Colunista do Jogo Político, do Broadcast, Marcelo de Moraes acredita que o cenário de “vale-tudo” pode afetar o resultado das urnas no primeiro turno, aumentando o desinteresse dos eleitores. “Sob o risco de perder a eleição no primeiro turno, o presidente Jair Bolsonaro apostou suas fichas na tentativa de desgastar Luiz Inácio Lula da Silva para impedir a derrota antecipada”, explica.
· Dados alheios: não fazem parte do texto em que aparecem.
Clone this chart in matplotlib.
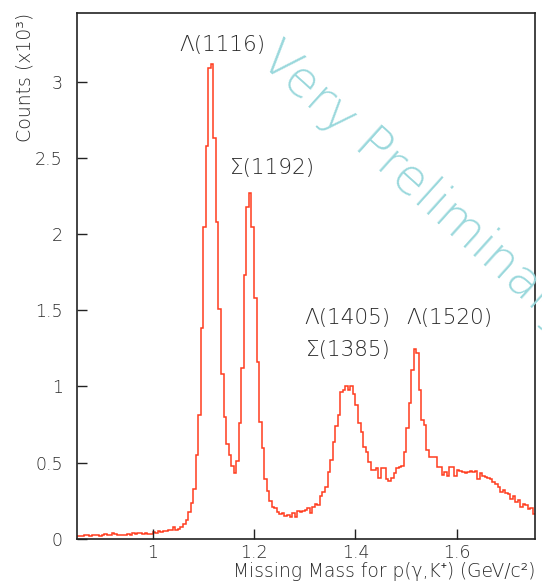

A estratégia do chefe do executivo foi bombardear o petista com ataques, associando Lula com acusações de corrupção e travando o debate de propostas. “Cada acusação gerou um direito de resposta, que gerou outro direito de resposta, alimentando um bate-boca no lugar da apresentação de propostas, esquecidas ao longo do debate”, observou.
Rafael Cortez, sócio da Tendências Consultoria e doutor em Ciência Política, acredita que o último confronto entre presidenciáveis mantém aberta a possibilidade de vitória do ex-presidente Lula no primeiro turno. “O petista tem basicamente duas tarefas para conseguir a vitória de oposição em primeiro turno: convencer indecisos e cansados da polarização e especialmente, convencer ao comparecimento eleitoral”, analisa.
Já as opções do presidente Jair Bolsonaro são convencer o eleitorado do desempenho no seu governo ou aumentar a rejeição do petista, para evitar o voto útil. “O debate foi um fiel retrato da campanha presidencial. As alianças tácitas estiveram presentes, com alguma inflexão ideológica”, aponta.
Para Cortez, o debate pouco contribuiu para Bolsonaro reverter a imagem negativa e a rejeição ao seu governo. “O destino da eleição deve passar fundamentalmente pela taxa de comparecimento eleitoral”, conclui.